Das Fazit der VZS: „Bleiben Sie kritisch und vorsichtig Kapitallebensversicherungsverträgen gegenüber. Vor Vertragsunterzeichnung sollten Sie sich die Zeit nehmen, die Vertragsbedingungen durch zu lesen und zu verstehen. Zu umfangreiche Vertragsbedingungen könnten die zu tragenden Risiken sowie hohe Kosten verstecken. Ganz wichtig ist auch, die Beispiel-Berechnungen (progetto esemplificativo) in den Vertragsbedingungen genauer unter die Lupe zu nehmen, und zwar die „Ipotesi A“, weil diese die schlechtest-mögliche Entwicklung zeigt. Hier erhalten Sie einen ersten Überblick über die eingezahlten Prämien (cumulo premi) und die zu erwartende Auszahlung (riscatto), die sich Jahr für Jahr ergeben. Vorsicht: bei der „Hypothese B“ wird mit einem Zinssatz von 2% gerechnet, der aber keinesfalls garantiert wird.“
Sollten Verbraucher aufgrund der Komplexität des Produktes oder der (Fach)Sprache Schwierigkeiten haben, den Vertragsinhalt genau zu erfassen, empfiehlt es sich, bei unabhängigen Experten Rat einzuholen.
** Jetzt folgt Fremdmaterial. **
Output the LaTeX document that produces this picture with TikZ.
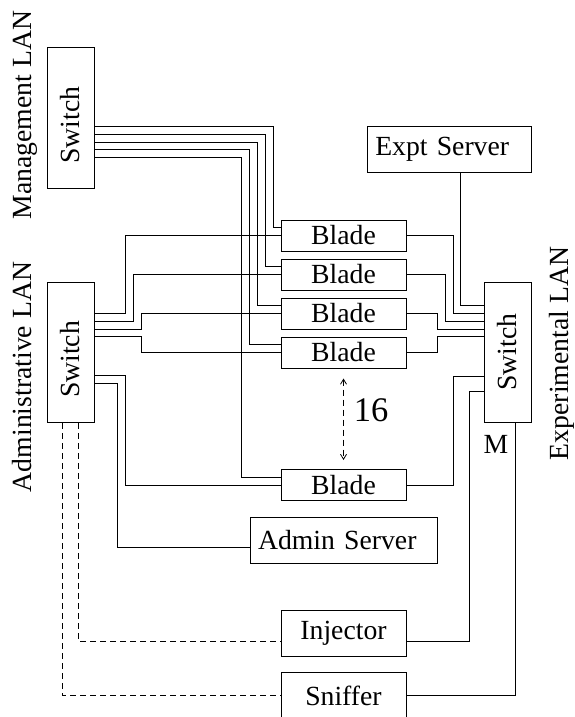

Wer bereits ein solches Produkt unterzeichnet hat, kann vom so genannten Rücktrittsrecht Gebrauch machen. Der Versicherte kann vom Versicherungsantrag zurück treten, bis zum Erhalt der Versicherungsbestätigung oder vom Versicherungsvertrag innerhalb einer Frist von 30 Tagen, welche ab Erhalt der Versicherungsbestätigung läuft. Der Rücktritt muss schriftlich und per Einschreiben mit Rückantwort erfolgen.
Wer ein solches Produkt bereits unterzeichnet hat aber bereits über die Fristen für den Rücktritt ist, der sollte sich bei der Versicherung regelmäßig und in schriftlicher Form folgende Informationen einholen: die zu tragenden Kosten, die Höhe des versicherten Kapitals, die Prämiensumme und der aktuelle Rückkaufswert (ist die Summe die der Versicherte bei vorzeitiger Auflösung ausbezahlt bekommt).
Eine Vorlage für diese Informationsanfrage gibt es unter den Musterbriefen auf der Internetseite www.verbraucherzentrale.it.